# [INPUT DATA]
:::

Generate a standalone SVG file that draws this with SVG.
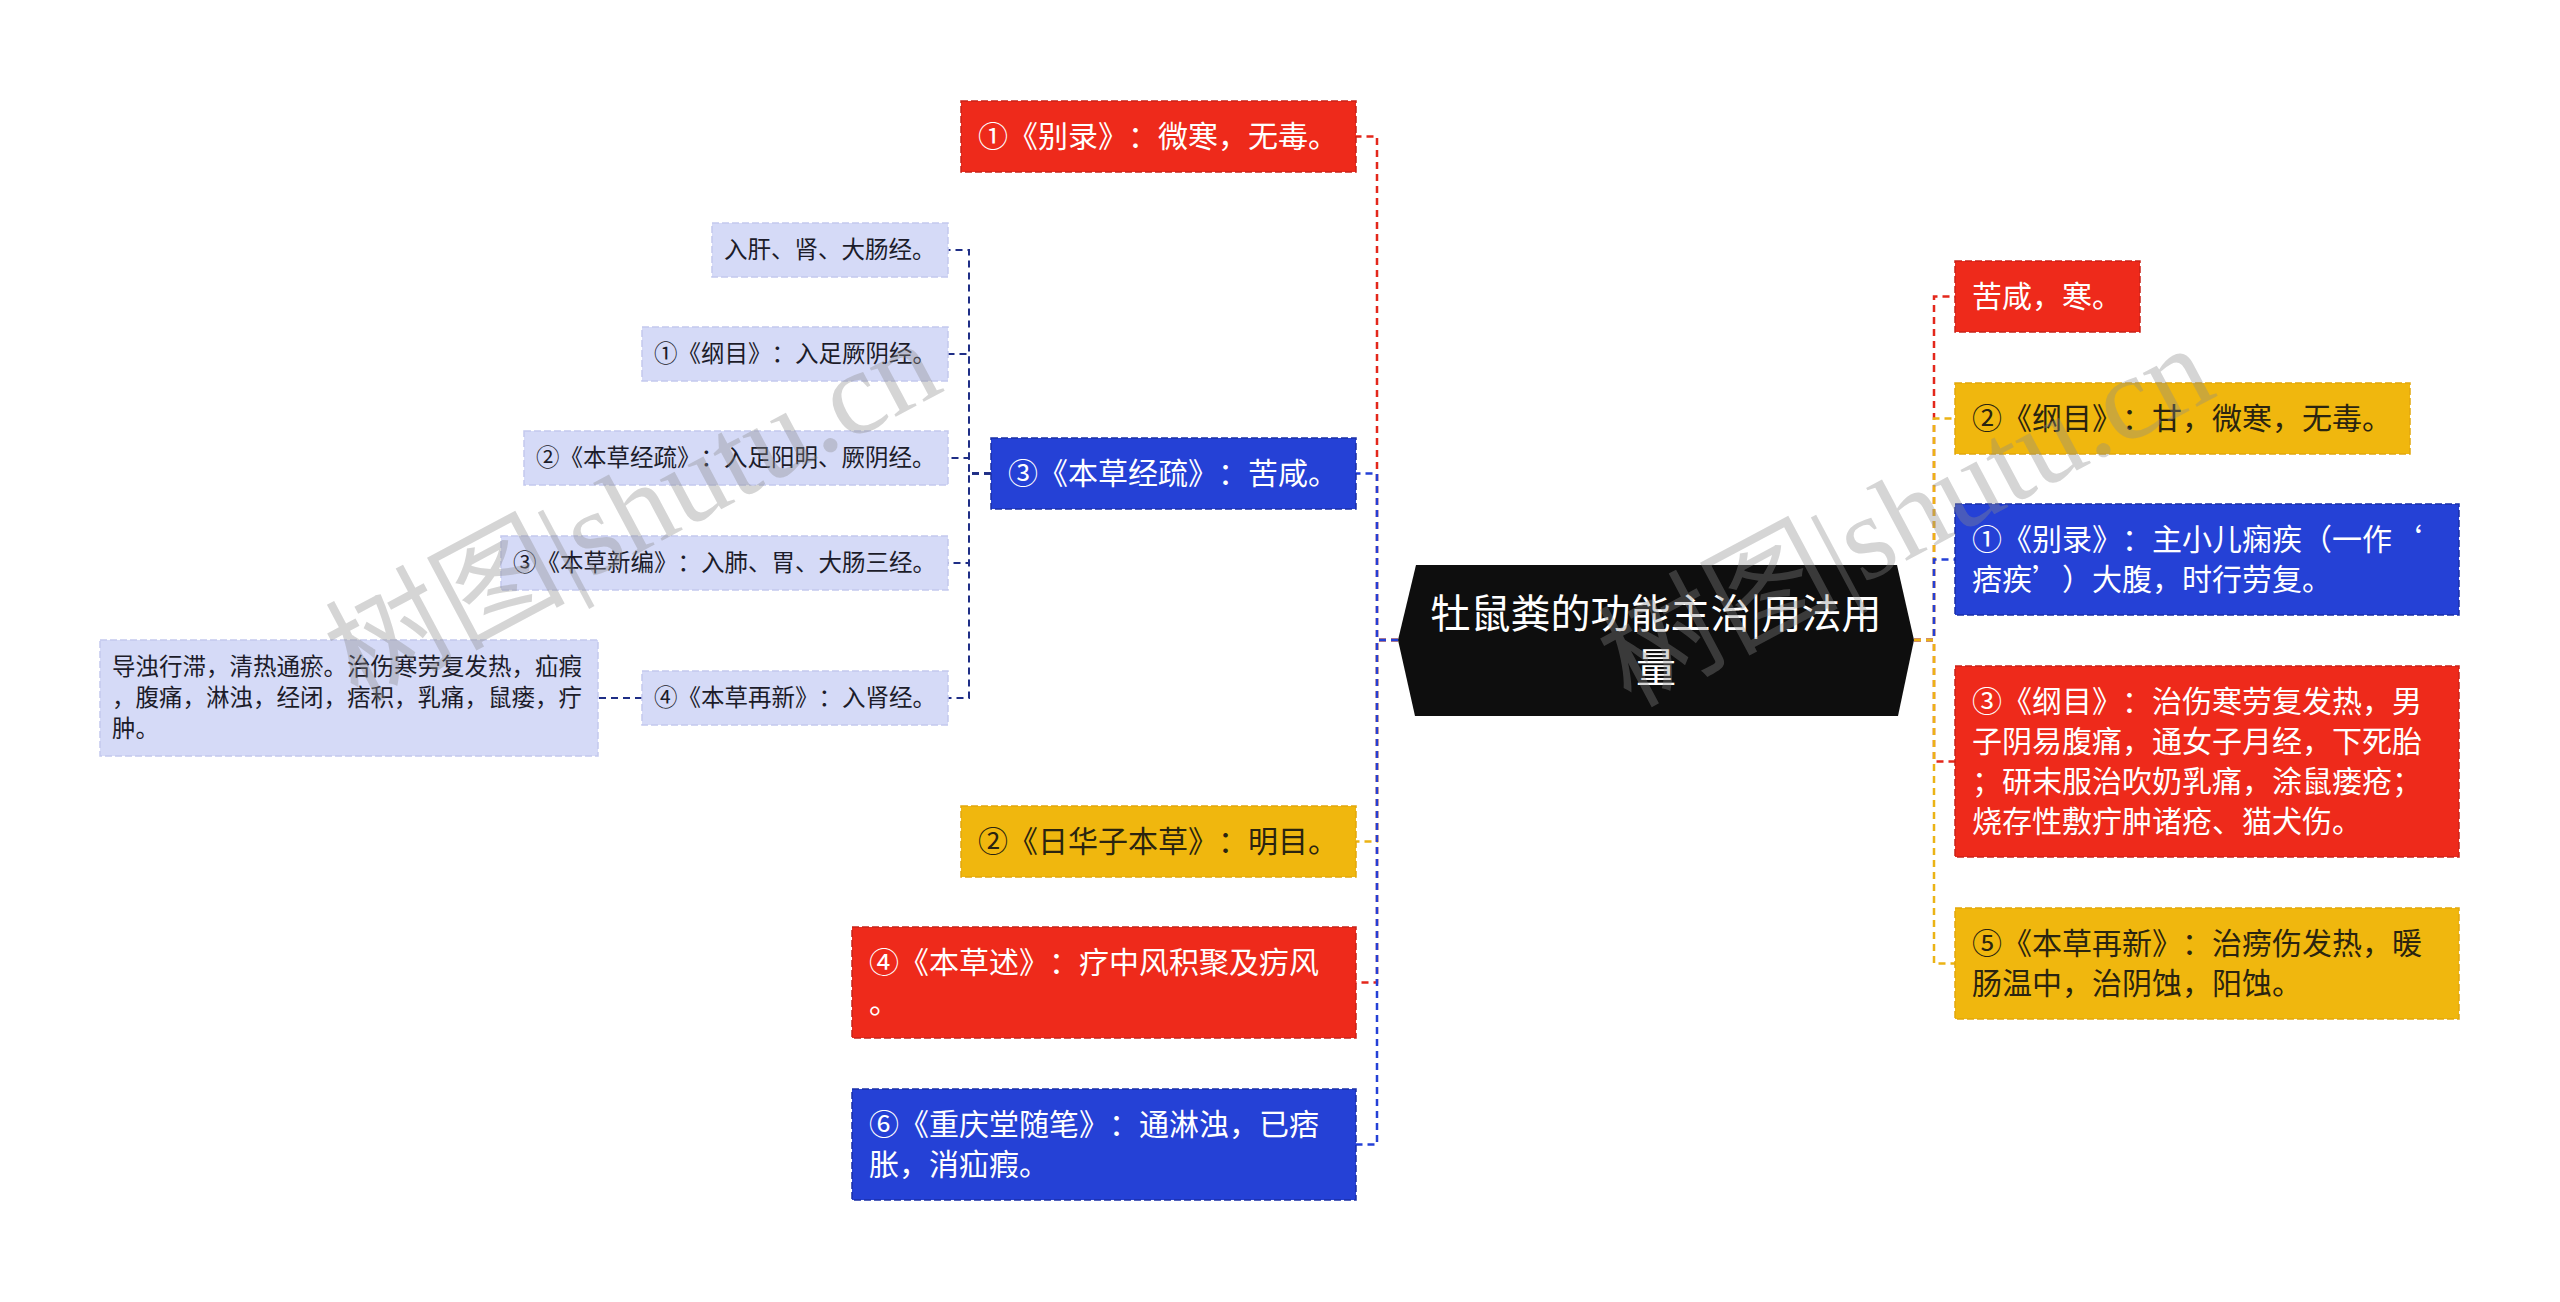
<svg xmlns="http://www.w3.org/2000/svg" width="2560" height="1302" viewBox="0 0 2560 1302">
<style>
  text { font-family: "Noto Sans CJK SC", "Noto Sans", sans-serif; text-spacing-trim: space-all; }
  .t1 { font-size: 30px; }
  .t2 { font-size: 23.5px; fill: #1c1c2a; }
  .w { fill: #ffffff; }
  .d { fill: #2a2410; }
  .red { fill: #EE2A1B; stroke: #C9231A; stroke-width: 1.5; stroke-dasharray: 7 3; }
  .blue { fill: #2541D6; stroke: #1A2FA8; stroke-width: 1.5; stroke-dasharray: 7 3; }
  .yel { fill: #F0B70E; stroke: #E2A80C; stroke-width: 1.5; stroke-dasharray: 7 3; }
  .lite { fill: #D5DAF7; stroke: #C3C9EE; stroke-width: 1.5; stroke-dasharray: 7 3; }
  .c { fill: none; stroke-width: 2.5; stroke-dasharray: 7 5; }
  .cr { stroke: #E3271B; }
  .cb { stroke: #2440D6; }
  .cy { stroke: #EBB315; }
  .cn { fill: none; stroke: #1F2E86; stroke-width: 2; stroke-dasharray: 7 5; }
  .wm { font-family: "Liberation Serif", "Noto Sans CJK SC", serif; font-size: 120px; fill: #8a8a8a; fill-opacity: 0.36; text-spacing-trim: normal; }
</style>

<rect x="0" y="0" width="2560" height="1302" fill="#ffffff"/>

<g id="connectors">
  <path class="c cr" d="M1398 640 H1377 V136.5 H1356"/>
  <path class="c cb" d="M1398 640 H1377 V473.5 H1356"/>
  <path class="c cy" d="M1398 640 H1377 V841.5 H1356"/>
  <path class="c cr" d="M1398 640 H1377 V982.5 H1356"/>
  <path class="c cb" d="M1398 640 H1377 V1144.5 H1356"/>

  <path class="c cr" d="M1914 640 H1934 V296.5 H1955"/>
  <path class="c cy" d="M1914 640 H1934 V418.5 H1955"/>
  <path class="c cb" d="M1914 640 H1934 V559.5 H1955"/>
  <path class="c cr" d="M1914 640 H1934 V761.5 H1955"/>
  <path class="c cy" d="M1914 640 H1934 V963.5 H1955"/>

  <path class="cn" d="M991 473.5 H969 V250 H948"/>
  <path class="cn" d="M991 473.5 H969 V354 H948"/>
  <path class="cn" d="M991 473.5 H969 V458 H948"/>
  <path class="cn" d="M991 473.5 H969 V563 H948"/>
  <path class="cn" d="M991 473.5 H969 V698 H948"/>
  <path class="cn" d="M642 698 H598"/>
</g>

<g id="root">
  <polygon points="1398,640 1416,565 1897,565 1914,640 1898,716 1415,716" fill="#0E0E0E"/>
  <text x="1656" y="628" text-anchor="middle" font-size="40" fill="#ffffff">牡鼠粪的功能主治|用法用</text>
  <text x="1656" y="682" text-anchor="middle" font-size="40" fill="#ffffff">量</text>
</g>

<g id="n-bielu-left">
  <rect class="red" x="961" y="101" width="395" height="71"/>
  <text class="t1 w" x="978" y="147">①《别录》：微寒，无毒。</text>
</g>

<g id="n-jingshu">
  <rect class="blue" x="991" y="438" width="365" height="71"/>
  <text class="t1 w" x="1008" y="484">③《本草经疏》：苦咸。</text>
</g>

<g id="n-rihuazi">
  <rect class="yel" x="961" y="806" width="395" height="71"/>
  <text class="t1 d" x="978" y="852">②《日华子本草》：明目。</text>
</g>

<g id="n-bencaoshu">
  <rect class="red" x="852" y="927" width="504" height="111"/>
  <text class="t1 w" x="869" y="973">④《本草述》：疗中风积聚及疠风<tspan x="869" dy="40">。</tspan></text>
</g>

<g id="n-chongqingtang">
  <rect class="blue" x="852" y="1089" width="504" height="111"/>
  <text class="t1 w" x="869" y="1135">⑥《重庆堂随笔》：通淋浊，已痞<tspan x="869" dy="40">胀，消疝瘕。</tspan></text>
</g>

<g id="c-rugan">
  <rect class="lite" x="712" y="223" width="236" height="54"/>
  <text class="t2" x="724" y="258">入肝、肾、大肠经。</text>
</g>

<g id="c-gangmu">
  <rect class="lite" x="642" y="327" width="306" height="54"/>
  <text class="t2" x="654" y="362">①《纲目》：入足厥阴经。</text>
</g>

<g id="c-jingshu">
  <rect class="lite" x="524" y="431" width="424" height="54"/>
  <text class="t2" x="536" y="466">②《本草经疏》：入足阳明、厥阴经。</text>
</g>

<g id="c-xinbian">
  <rect class="lite" x="501" y="536" width="447" height="54"/>
  <text class="t2" x="513" y="571">③《本草新编》：入肺、胃、大肠三经。</text>
</g>

<g id="c-zaixin">
  <rect class="lite" x="642" y="671" width="306" height="54"/>
  <text class="t2" x="654" y="706">④《本草再新》：入肾经。</text>
</g>

<g id="c-daozhuo">
  <rect class="lite" x="100" y="640" width="498" height="116"/>
  <text class="t2" x="112" y="675">导浊行滞，清热通瘀。治伤寒劳复发热，疝瘕<tspan x="112" dy="31">，腹痛，淋浊，经闭，痞积，乳痛，鼠瘘，疔</tspan><tspan x="112" dy="31">肿。</tspan></text>
</g>

<g id="n-kuxian">
  <rect class="red" x="1955" y="261" width="185" height="71"/>
  <text class="t1 w" x="1972" y="307">苦咸，寒。</text>
</g>

<g id="n-gangmu2">
  <rect class="yel" x="1955" y="383" width="455" height="71"/>
  <text class="t1 d" x="1972" y="429">②《纲目》：甘，微寒，无毒。</text>
</g>

<g id="n-bielu-right">
  <rect class="blue" x="1955" y="504" width="504" height="111"/>
  <text class="t1 w" x="1972" y="550">①《别录》：主小儿痫疾（一作‘<tspan x="1972" dy="40">痞疾’）大腹，时行劳复。</tspan></text>
</g>

<g id="n-gangmu3">
  <rect class="red" x="1955" y="666" width="504" height="191"/>
  <text class="t1 w" x="1972" y="712">③《纲目》：治伤寒劳复发热，男<tspan x="1972" dy="40">子阴易腹痛，通女子月经，下死胎</tspan><tspan x="1972" dy="40">；研末服治吹奶乳痛，涂鼠瘘疮；</tspan><tspan x="1972" dy="40">烧存性敷疔肿诸疮、猫犬伤。</tspan></text>
</g>

<g id="n-zaixin5">
  <rect class="yel" x="1955" y="908" width="504" height="111"/>
  <text class="t1 d" x="1972" y="954">⑤《本草再新》：治痨伤发热，暖<tspan x="1972" dy="40">肠温中，治阴蚀，阳蚀。</tspan></text>
</g>

<g id="watermark">
  <text class="wm" x="357" y="703" transform="rotate(-28 357 703)">树图|shutu.cn</text>
  <text class="wm" x="1630" y="708" transform="rotate(-28 1630 708)">树图|shutu.cn</text>
</g>
</svg>
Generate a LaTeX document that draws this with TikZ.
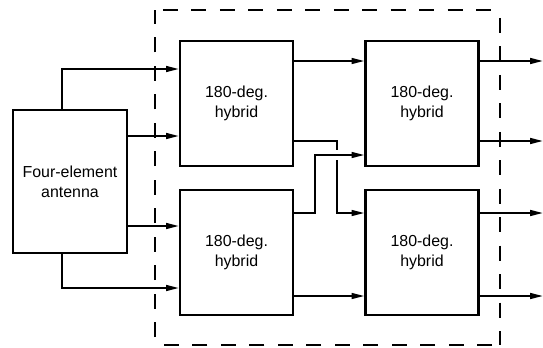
\documentclass[tikz,border=0pt]{standalone}
\usepackage{fontspec}
\setmainfont{Liberation Sans}
\usetikzlibrary{arrows.meta, positioning}

\begin{document}
\begin{tikzpicture}[>={Triangle[length=11pt, width=5pt]}, font=\fontsize{13.6}{17}\selectfont,
  blockbox/.style={draw, line width=1.9pt, rectangle, align=center, inner sep=0pt},
  hybridbox/.style={blockbox, minimum width=3.39cm, minimum height=3.75cm},
  sig/.style={->, line width=1.6pt},
  modline/.style={line width=1.6pt, dash pattern=on 12.8pt off 11.5pt, dash phase=17.5pt}]
  \useasboundingbox (0,0) rectangle (16.29,10.41);

  % module boundary
  \coordinate (modnw) at (4.65,10.11);
  \coordinate (modne) at (15.0,10.11);
  \coordinate (modse) at (15.0,0.06);
  \coordinate (modsw) at (4.65,0.06);
  \foreach \p/\q in {modnw/modne, modne/modse, modse/modsw, modsw/modnw}
    \draw[modline] (\p) -- (\q);

  \node[blockbox, minimum width=3.42cm, minimum height=4.29cm] (ant) at (2.10,4.965) {Four-element\\antenna};
  \node[hybridbox] (hyb1) at (7.095,7.305) {180-deg.\\hybrid};
  \node[hybridbox] (hyb2) at (12.66,7.305) {180-deg.\\hybrid};
  \node[hybridbox] (hyb3) at (7.095,2.835) {180-deg.\\hybrid};
  \node[hybridbox] (hyb4) at (12.66,2.835) {180-deg.\\hybrid};

  % input ports
  \coordinate (h1inA) at ([yshift=1.035cm]hyb1.west);
  \coordinate (h1inB) at ([yshift=-0.975cm]hyb1.west);
  \coordinate (h3inA) at ([yshift=0.795cm]hyb3.west);
  \coordinate (h3inB) at ([yshift=-1.065cm]hyb3.west);
  \coordinate (h2inA) at ([yshift=1.275cm]hyb2.west);
  \coordinate (h2inB) at ([yshift=-1.545cm]hyb2.west);
  \coordinate (h4inA) at ([yshift=1.185cm]hyb4.west);
  \coordinate (h4inB) at ([yshift=-1.305cm]hyb4.west);
  \coordinate (h1outB) at ([yshift=-1.125cm]hyb1.east);
  \coordinate (xing) at ([xshift=-0.825cm]h2inB);
  \coordinate (jog) at ([xshift=-1.485cm]h2inB);

  % antenna to first stage
  \draw[sig] ([xshift=-0.24cm]ant.north) |- (h1inA);
  \draw[sig] (ant.east |- h1inB) -- (h1inB);
  \draw[sig] (ant.east |- h3inA) -- (h3inA);
  \draw[sig] ([xshift=-0.24cm]ant.south) |- (h3inB);

  % first stage to second stage
  \draw[sig] (hyb1.east |- h2inA) -- (h2inA);
  \draw[line width=1.6pt] (h1outB) -| ([yshift=0.15cm]xing);
  \draw[sig] ([yshift=-0.15cm]xing) |- (h4inA);
  \draw[sig] (hyb3.east |- h4inA) -| (jog) -- (h2inB);
  \draw[sig] (hyb3.east |- h4inB) -- (h4inB);

  % outputs
  \path (hyb2.east |- h2inA) ++(1.9,0) coordinate (out1);
  \path (hyb2.east |- h1outB) ++(1.9,0) coordinate (out2);
  \path (hyb4.east |- h4inA) ++(1.9,0) coordinate (out3);
  \path (hyb4.east |- h4inB) ++(1.9,0) coordinate (out4);
  \draw[sig] (hyb2.east |- out1) -- (out1);
  \draw[sig] (hyb2.east |- out2) -- (out2);
  \draw[sig] (hyb4.east |- out3) -- (out3);
  \draw[sig] (hyb4.east |- out4) -- (out4);
\end{tikzpicture}
\end{document}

:::

State the number of lines holding the word "draws" in the listing. Add nothing else.

# [ANSWER FOR THIS EXERCISE]
2